High Tide-She Shanties (1969)

Towards the end of the sixties, proto-metal found a niche amidst the pop brilliance of The Beatles, the acoustic sounds of folk, psychedelic rock, and the standards of a musical philosophy that was beginning its sudden dissolution of the established rules. Suddenly, some music became darker, sharper, denser, breaking the mold, and at the same time, music became a dangerous weapon for those who established those rules. Taking the psychedelia of The Doors, but replacing the dominant organ in their sound with the violin, searing guitars, and a schizophrenic voice in the purest Jim Morrison style, High Tides were ahead of their time with a rock sound as heavy as it was powerful on their first and legendary album, "She Shanties" (1969), an absolute classic of psychedelia and dark proto-metal, laden with progressive sounds.
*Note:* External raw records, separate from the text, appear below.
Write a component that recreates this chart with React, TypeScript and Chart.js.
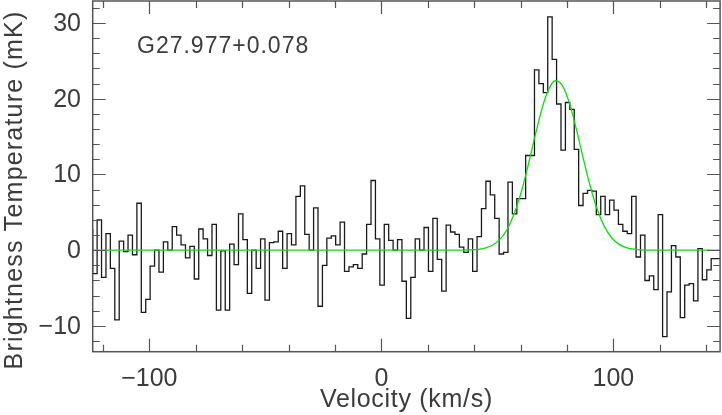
import React, { useEffect, useRef } from 'react';
import { Chart, registerables } from 'chart.js';

Chart.register(...registerables);

// Spectrum: brightness temperature (mK) per velocity channel
const VELOCITY_START = -124.4; // km/s, left edge of first channel
const CHANNEL_WIDTH = 1.904; // km/s
const TEMPERATURE = [
  2.8, -3.1, 4.0, -3.6, 2.2, -2.4, -9.2, 1.2, -0.2, 2.0,
  -0.6, 6.2, -8.2, -6.5, -2.1, 0.0, -2.9, 1.1, 0.0, 3.1,
  2.0, 0.7, -1.0, 0.5, -3.8, 2.8, 1.5, -0.7, 3.4, -7.9,
  -0.1, -7.9, 0.8, -1.9, 4.8, 1.4, -5.7, 0.0, -2.4, 1.5,
  -6.6, 1.0, 1.1, 2.5, -2.4, 2.2, 0.7, 7.1, 8.5, 2.1,
  0.0, 5.6, -7.4, -2.0, 1.6, 1.9, 0.7, 3.7, -2.8, -2.2,
  -1.9, -2.4, -0.5, 3.4, 9.2, 1.5, -4.6, 3.4, 1.3, 0.0,
  1.4, -4.1, -9.0, -3.6, 1.5, 0.0, 3.0, -2.8, 4.2, -1.2,
  -5.4, 3.3, 2.4, 2.1, 0.4, -0.3, 1.5, -2.8, 1.8, 5.5,
  9.1, 7.3, 4.2, -0.5, -0.3, 9.0, 4.8, 6.8, 6.8, 12.5,
  12.5, 23.8, 22.0, 20.8, 30.8, 25.2, 19.3, 13.2, 19.5, 18.6,
  13.3, 5.9, 7.5, 7.9, 7.8, 4.7, 7.1, 4.7, 6.6, 5.3,
  3.4, 2.5, 2.2, 7.1, -0.9, 2.0, -4.0, -3.4, -5.2, 4.7,
  -11.4, -5.5, 0.6, -0.9, -8.9, -4.6, -4.4, -6.7, 0.2, -3.9,
  -2.6, -1.1,
];

// Gaussian fit curve
const FIT_VELOCITY = [
  -124.4, 33, 36, 39, 42, 45, 48, 51, 54, 57, 60, 63, 66, 69, 72, 75,
  78, 81, 84, 87, 90, 93, 96, 99, 102, 105, 108, 111, 114, 117, 146,
];
const FIT_TEMPERATURE = [
  0, 0, 0.02, 0.05, 0.12, 0.3, 0.68, 1.4, 2.64, 4.61, 7.38, 10.88, 14.76, 18.43, 21.17, 22.37,
  21.76, 19.48, 16.04, 12.15, 8.47, 5.44, 3.21, 1.74, 0.87, 0.4, 0.17, 0.07, 0.02, 0, 0,
];

const X_MIN = -124.4;
const X_MAX = 146.0;
const Y_MIN = -13.4;
const Y_MAX = 32.9;

const X_TICK_LABELS = [-100, 0, 100];
const Y_TICK_LABELS = [-10, 0, 10, 20, 30];
const X_MINOR_TICKS = [-120, -100, -80, -60, -40, -20, 0, 20, 40, 60, 80, 100, 120, 140];
const Y_MINOR_TICKS = [-12, -10, -8, -6, -4, -2, 0, 2, 4, 6, 8, 10, 12, 14, 16, 18, 20, 22, 24, 26, 28, 30, 32];

const SOURCE_NAME = 'G27.977+0.078';
const X_TITLE = 'Velocity (km/s)';
const Y_TITLE = 'Brightness Temperature (mK)';

const fmt = (v: number) => (v < 0 ? '\u2212' + Math.abs(v) : String(v));

const framePlugin = {
  id: 'pgframe',
  afterDraw(chart: any) {
    const ctx = chart.ctx as any;
    const { left, right, top, bottom } = chart.chartArea;
    const xs = chart.scales.x;
    const ys = chart.scales.y;
    ctx.save();
    ctx.strokeStyle = '#555';
    ctx.lineWidth = 1.5;
    ctx.strokeRect(left, top, right - left, bottom - top);
    ctx.beginPath();
    X_MINOR_TICKS.forEach((v) => {
      const px = Math.round(xs.getPixelForValue(v)) + 0.5;
      const len = v % 100 === 0 ? 13 : 7;
      ctx.moveTo(px, bottom);
      ctx.lineTo(px, bottom - len);
      ctx.moveTo(px, top);
      ctx.lineTo(px, top + len);
    });
    Y_MINOR_TICKS.forEach((v) => {
      const py = Math.round(ys.getPixelForValue(v)) + 0.5;
      const len = v % 10 === 0 ? 13 : 7;
      ctx.moveTo(left, py);
      ctx.lineTo(left + len, py);
      ctx.moveTo(right, py);
      ctx.lineTo(right - len, py);
    });
    ctx.lineWidth = 1.2;
    ctx.stroke();

    ctx.fillStyle = '#3c3c3c';
    ctx.font = '25px "Liberation Sans"';
    ctx.letterSpacing = '0px';
    ctx.textAlign = 'center';
    ctx.textBaseline = 'middle';
    X_TICK_LABELS.forEach((v) => {
      ctx.fillText(fmt(v), xs.getPixelForValue(v), 379);
    });
    ctx.textAlign = 'right';
    Y_TICK_LABELS.forEach((v) => {
      ctx.fillText(fmt(v), 81, ys.getPixelForValue(v) + 1);
    });

    ctx.font = '25px "Liberation Sans"';
    ctx.letterSpacing = '0.7px';
    ctx.textAlign = 'center';
    ctx.fillText(X_TITLE, (left + right) / 2, 400);

    ctx.save();
    ctx.letterSpacing = '1.2px';
    ctx.translate(15, 190);
    ctx.rotate(-Math.PI / 2);
    ctx.fillText(Y_TITLE, 0, 0);
    ctx.restore();

    ctx.font = '23px "Liberation Sans"';
    ctx.letterSpacing = '1px';
    ctx.textAlign = 'left';
    ctx.fillText(SOURCE_NAME, 137, 47);
    ctx.restore();
  },
};

export default function App() {
  const ref = useRef<HTMLCanvasElement | null>(null);

  useEffect(() => {
    if (!ref.current) return;
    const stepPoints = TEMPERATURE.map((t, i) => ({ x: VELOCITY_START + i * CHANNEL_WIDTH, y: t }));
    stepPoints.push({
      x: VELOCITY_START + TEMPERATURE.length * CHANNEL_WIDTH,
      y: TEMPERATURE[TEMPERATURE.length - 1],
    });
    const fitPoints = FIT_VELOCITY.map((v, i) => ({ x: v, y: FIT_TEMPERATURE[i] }));

    const chart = new Chart(ref.current, {
      type: 'line',
      data: {
        datasets: [
          {
            data: fitPoints,
            borderColor: '#00e600',
            borderWidth: 1.3,
            pointRadius: 0,
            cubicInterpolationMode: 'monotone',
            fill: false,
            order: 0,
          },
          {
            data: stepPoints,
            borderColor: '#1a1a1a',
            borderWidth: 1.3,
            pointRadius: 0,
            stepped: 'after',
            fill: false,
            order: 1,
          },
        ],
      },
      options: {
        animation: false,
        responsive: false,
        events: [],
        layout: { padding: { left: 92.7, right: 1.9, top: 1, bottom: 63.3 } },
        scales: {
          x: { type: 'linear', min: X_MIN, max: X_MAX, display: false },
          y: { type: 'linear', min: Y_MIN, max: Y_MAX, display: false },
        },
        plugins: { legend: { display: false }, tooltip: { enabled: false } },
      },
      plugins: [framePlugin],
    } as any);
    return () => chart.destroy();
  }, []);

  return (
    <div style={{ position: 'fixed', left: 0, top: 0, width: 722, height: 415, background: '#fff' }}>
      <canvas ref={ref} width={722} height={415} style={{ display: 'block', width: 722, height: 415 }} />
    </div>
  );
}
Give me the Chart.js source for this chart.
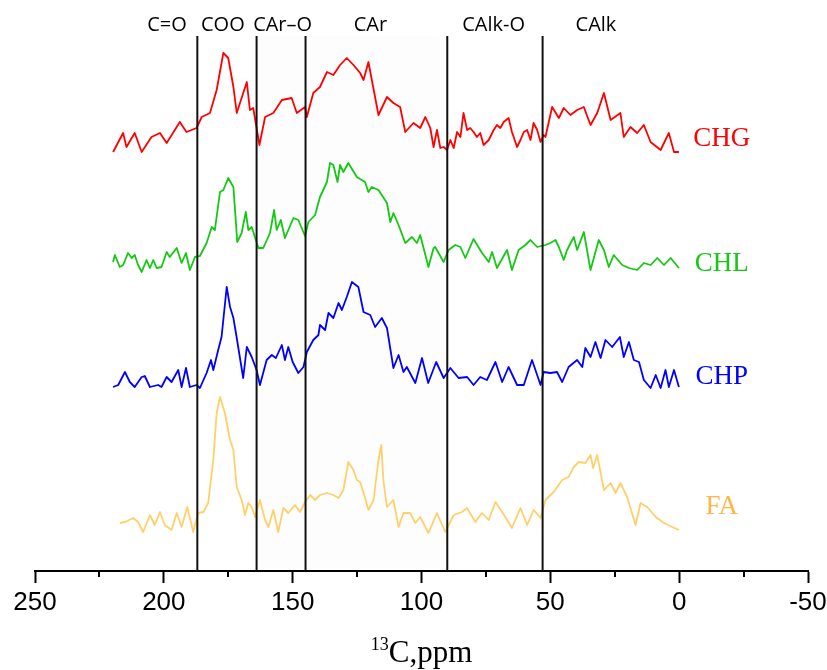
<!DOCTYPE html>
<html>
<head>
<meta charset="utf-8">
<title>13C NMR spectra</title>
<script src="https://cdn.jsdelivr.net/npm/chart.js@4.4.1/dist/chart.umd.min.js"></script>
<style>
  body { margin: 0; background: #fff; }
  #nmr { display: block; }
</style>
</head>
<body>
<canvas id="nmr" width="827" height="670"></canvas>
<script>
// stacked spectra: [ppm, intensity + offset]
var CHG = [[219.7,419],[215.8,438],[214.5,424],[211.3,438],[208.6,419],[204.8,434],[201.5,438],[198.9,428],[193.8,449],[191.2,439],[187.3,443],[185.3,454],[182.1,458],[179.5,481],[176.9,518],[175.0,513],[173.0,484],[171.7,458],[167.8,489],[166.6,461],[165.3,463],[162.9,426],[160.7,454],[157.5,458],[154.2,471],[150.4,473],[148.4,458],[145.2,464],[144.5,454],[142.0,478],[139.4,484],[136.7,499],[134.2,496],[131.6,506],[129.0,513],[126.4,506],[123.8,498],[122.5,491],[120.6,509],[116.7,456],[113.4,474],[110.9,468],[108.3,464],[106.3,439],[103.1,448],[100.5,443],[98.5,454],
  [96.6,443],[95.3,424],[94.0,441],[92.7,423],[91.4,424],[90.1,421],[88.8,431],[87.5,423],[86.2,439],[84.9,434],[83.7,458],[82.3,441],[81.1,443],[79.8,439],[78.5,434],[77.2,438],[75.9,426],[73.9,431],[72.0,441],[70.7,446],[69.4,443],[68.1,449],[66.2,453],[64.9,439],[62.9,424],[61.6,431],[60.3,439],[59.0,441],[57.7,431],[56.5,448],[55.1,441],[53.8,429],[52.6,436],[51.9,434],[49.3,464],[46.7,453],[44.8,463],[42.2,456],[39.6,461],[37.0,464],[34.4,446],[31.8,458],[29.2,478],[26.6,451],[22.8,458],[21.5,434],[18.9,444],[16.3,438],[13.7,446],[11.1,429],[7.2,421],[4.0,438],[2.0,419],[0.1,419]];

var CHL = [[219.7,309],[219.0,316],[217.1,304],[215.8,306],[213.9,318],[212.5,313],[211.3,316],[210.0,306],[208.6,299],[206.7,311],[205.4,303],[204.1,311],[202.8,303],[200.9,304],[198.9,319],[197.7,314],[195.0,323],[193.1,308],[191.4,318],[189.9,301],[187.9,314],[186.0,315],[183.4,328],[181.4,344],[180.2,341],[178.2,379],[176.9,381],[175.0,393],[173.0,384],[171.5,329],[169.8,338],[168.2,359],[167.2,341],[165.9,344],[163.3,323],[161.4,323],[158.8,338],[157.2,361],[156.2,341],[154.6,351],[153.0,333],[149.7,353],[147.8,351],[145.2,335],[143.9,349],[141.3,356],[139.4,374],[136.7,389],[135.5,408],[134.2,406],[132.6,389],[131.6,406],[130.3,399],[128.4,408],[125.1,394],[121.9,389],[120.6,379],[119.3,384],[116.7,381],[113.4,368],[112.1,349],[110.9,358],[108.9,346],[106.3,328],[103.7,334],[101.8,328],[100.5,336],[97.3,304],[95.3,323],[94.7,324],[91.4,309],[89.5,321],[86.9,326],[84.9,324],[83.0,313],[79.8,332],[76.5,318],[73.9,309],[72.6,319],[70.7,303],[66.8,321],[64.9,301],[62.3,321],[59.7,326],[57.7,331],[55.1,324],[51.9,326],[50.0,328],[48.0,331],[46.7,324],[44.8,311],[43.5,321],[40.9,334],[39.6,321],[37.0,339],[34.4,301],[31.2,331],[29.2,321],[27.3,304],[25.4,316],[22.1,306],[19.5,303],[16.3,301],[13.7,308],[11.1,306],[8.5,313],[5.9,306],[3.3,313],[0.1,303]];

var CHP = [[219.7,184],[217.7,186],[215.1,199],[213.2,189],[211.3,184],[208.6,194],[207.4,195],[205.4,184],[202.2,186],[200.9,184],[198.9,194],[197.0,189],[194.4,201],[193.1,184],[191.4,203],[189.9,184],[187.3,186],[186.0,183],[183.4,198],[181.7,211],[180.8,201],[178.9,221],[177.6,234],[175.6,284],[174.3,264],[173.0,253],[171.7,233],[169.2,193],[167.8,224],[165.9,214],[164.0,201],[162.7,186],[160.1,211],[158.1,216],[156.5,213],[154.2,226],[153.0,211],[151.7,224],[150.0,209],[147.8,198],[145.8,204],[144.5,219],[142.0,231],[140.0,236],[139.4,246],[137.4,241],[136.1,258],[134.2,253],[132.2,268],[130.9,261],[129.0,274],[127.0,289],[124.5,284],[122.5,259],[119.9,256],[118.0,244],[115.4,253],[113.4,243],[110.9,203],[108.9,216],[107.0,199],[105.7,204],[102.4,188],[99.8,213],[97.4,188],[94.3,209],[91.4,193],[88.8,203],[85.6,193],[82.3,194],[79.8,186],[77.2,194],[74.6,191],[71.3,209],[68.7,189],[66.2,204],[62.9,186],[60.3,186],[57.1,211],[53.8,186],[52.6,199],[50.0,198],[47.4,199],[45.4,189],[42.9,204],[39.6,211],[37.6,204],[36.4,223],[34.4,214],[32.5,229],[30.5,213],[28.6,231],[26.0,224],[23.0,234],[21.5,214],[19.5,229],[17.6,211],[15.6,209],[13.7,191],[11.1,183],[9.1,196],[7.2,183],[5.3,201],[4.0,184],[2.0,201],[0.1,184]];

var FA = [[217.1,48],[215.1,49],[211.9,53],[210.0,49],[208.0,39],[205.4,56],[203.5,46],[201.5,59],[199.6,46],[197.0,41],[195.0,58],[193.1,44],[190.9,64],[188.6,39],[186.7,58],[184.7,59],[182.8,68],[180.8,111],[179.5,158],[178.2,174],[176.3,158],[174.3,131],[173.0,121],[171.7,84],[169.8,71],[168.5,56],[167.2,68],[165.9,64],[164.6,54],[162.7,71],[160.7,51],[159.4,44],[157.5,61],[155.6,39],[153.6,63],[151.7,58],[149.1,66],[147.1,59],[145.2,69],[143.2,76],[141.3,71],[139.4,76],[136.7,78],[134.2,76],[132.2,73],[130.3,81],[128.4,109],[126.4,101],[125.1,91],[123.8,89],[121.9,73],[120.6,61],[118.6,71],[116.7,111],[115.6,126],[114.8,91],[113.4,64],[110.9,71],[108.9,44],[107.0,58],[104.4,58],[102.4,48],[100.5,54],[97.3,38],[94.0,58],[90.8,39],[87.5,56],[84.3,59],[82.3,63],[79.1,49],[76.5,58],[73.9,51],[71.3,69],[68.7,59],[64.9,43],[61.6,63],[59.0,46],[56.5,61],[53.8,53],[51.9,71],[48.7,79],[45.4,91],[42.9,94],[40.9,104],[39.0,109],[36.4,108],[34.4,116],[33.4,103],[31.8,116],[29.2,81],[26.6,88],[24.7,78],[22.8,88],[20.2,74],[16.9,46],[15.0,68],[12.4,64],[9.1,54],[5.9,48],[2.7,44],[0.1,41]];

var seriesNames = ["CHG", "CHL", "CHP", "FA"];
var seriesData = [CHG, CHL, CHP, FA];
var seriesColors = ["#ff0000", "#14c814", "#0000ff", "#ffd06a"];
var labelColors = ["#ff0000", "#14c814", "#0000ff", "#ffb648"];

// chemical shift regions
var regionBounds = [187, 164, 145, 90, 53];
var regionNames = ["C=O", "COO", "CAr–O", "CAr", "CAlk-O", "CAlk"];
var regionCenters = [198.8, 177.1, 153.9, 119.8, 72.0, 32.3];

var majorTicks = [250, 200, 150, 100, 50, 0, -50];
var minorTicks = [225, 175, 125, 75, 25, -25];

var TOP = 535;

var datasets = [];
regionBounds.forEach(function (v) {
  datasets.push({
    data: [[v, 0], [v, TOP]],
    borderColor: "#111",
    borderWidth: 2,
    pointRadius: 0
  });
});
seriesData.forEach(function (d, i) {
  datasets.push({
    label: seriesNames[i],
    data: d,
    borderColor: seriesColors[i],
    borderWidth: 1.8,
    borderJoinStyle: "round",
    pointRadius: 0,
    tension: 0
  });
});

var nmrDecor = {
  id: "nmrDecor",
  beforeDatasetsDraw: function (chart, args, opts) {
    var x = chart.scales.x, a = chart.chartArea, ctx = chart.ctx;
    var x1 = x.getPixelForValue(opts.shade[0]), x2 = x.getPixelForValue(opts.shade[1]);
    ctx.save();
    ctx.fillStyle = "rgba(0,0,0,0.008)";
    ctx.fillRect(x1, a.top, x2 - x1, a.bottom - a.top);
    ctx.restore();
  },
  afterDraw: function (chart, args, opts) {
    var ctx = chart.ctx, x = chart.scales.x, y = chart.scales.y, a = chart.chartArea;
    ctx.save();

    // minor ticks under the axis
    ctx.strokeStyle = "#000";
    ctx.lineWidth = 2;
    minorTicks.forEach(function (v) {
      var px = Math.round(x.getPixelForValue(v));
      ctx.beginPath();
      ctx.moveTo(px, a.bottom);
      ctx.lineTo(px, a.bottom + 6);
      ctx.stroke();
    });

    // region names above the separators
    ctx.fillStyle = "#000";
    ctx.font = '20px "Open Sans"';
    ctx.textAlign = "center";
    ctx.textBaseline = "alphabetic";
    regionNames.forEach(function (t, i) {
      ctx.fillText(t, x.getPixelForValue(regionCenters[i]), a.top - 5);
    });

    // sample names next to each trace
    ctx.font = '27px "Liberation Serif"';
    ctx.textBaseline = "middle";
    seriesNames.forEach(function (t, i) {
      ctx.fillStyle = labelColors[i];
      ctx.fillText(t, x.getPixelForValue(opts.labelPpm), y.getPixelForValue(opts.labelAt[i]));
    });

    // axis title with superscript mass number
    ctx.fillStyle = "#000";
    ctx.textAlign = "left";
    ctx.textBaseline = "alphabetic";
    var small = '18px "Liberation Serif"', big = '31px "Liberation Serif"';
    ctx.font = small;
    var w1 = ctx.measureText("13").width;
    ctx.font = big;
    var w2 = ctx.measureText("C,ppm").width;
    var x0 = (a.left + a.right) / 2 - (w1 + w2) / 2;
    ctx.font = small;
    ctx.fillText("13", x0, 650);
    ctx.font = big;
    ctx.fillText("C,ppm", x0 + w1, 662);

    ctx.restore();
  }
};

new Chart(document.getElementById("nmr"), {
  type: "line",
  data: { datasets: datasets },
  plugins: [nmrDecor],
  options: {
    responsive: false,
    devicePixelRatio: 1,
    animation: false,
    layout: { padding: { left: 35, right: 19, top: 36, bottom: 0 } },
    plugins: {
      legend: { display: false },
      tooltip: { enabled: false },
      nmrDecor: { labelPpm: -16.5, labelAt: [432, 307, 194, 64], shade: [164, 93] }
    },
    scales: {
      x: {
        type: "linear",
        min: -50,
        max: 250,
        reverse: true,
        afterBuildTicks: function (s) {
          s.ticks = majorTicks.map(function (v) { return { value: v }; });
        },
        afterFit: function (s) {
          s.height = 99;
          s.paddingLeft = 0;
          s.paddingRight = 0;
        },
        grid: { display: true, drawOnChartArea: false, drawTicks: true, tickLength: 12, tickColor: "#000", tickWidth: 2 },
        border: { display: true, color: "#000", width: 2 },
        ticks: {
          color: "#000",
          padding: 4,
          maxRotation: 0,
          font: { family: "Liberation Sans", size: 26 },
          callback: function (v) { return String(v); }
        }
      },
      y: {
        type: "linear",
        min: 0,
        max: TOP,
        display: false
      }
    }
  }
});
</script>
</body>
</html>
With this album, High Tide unleashed a brutal cacophony, beginning with the dense metaphor of "Futilist Lament". The furious guitars become devastatingly heavy in a maelstrom where the violin sounds so sharp it almost cuts off your breath. "Death Warmed Up" follows the same path, while time seems to stand still in "Pushed, But Not Forgotten", offering a respite from this sonic chaos. "Walking Down Their Outlook" evokes the psychedelic sounds of Jim Morrison and his band, leading into the epic "Missing Out", with its distorted melody of bass, guitar, and violin, and "Dilemma", which closes the album with accelerated violin sounds, raw guitars, and a visceral rhythm that leads into more progressive sounds. "She Shanties" is not an album for everyone, only for those who are fans of the hardest psychedelic, mixed with powerful, dark, dense and distorted guitar and violin riffs with blues and progressive metal.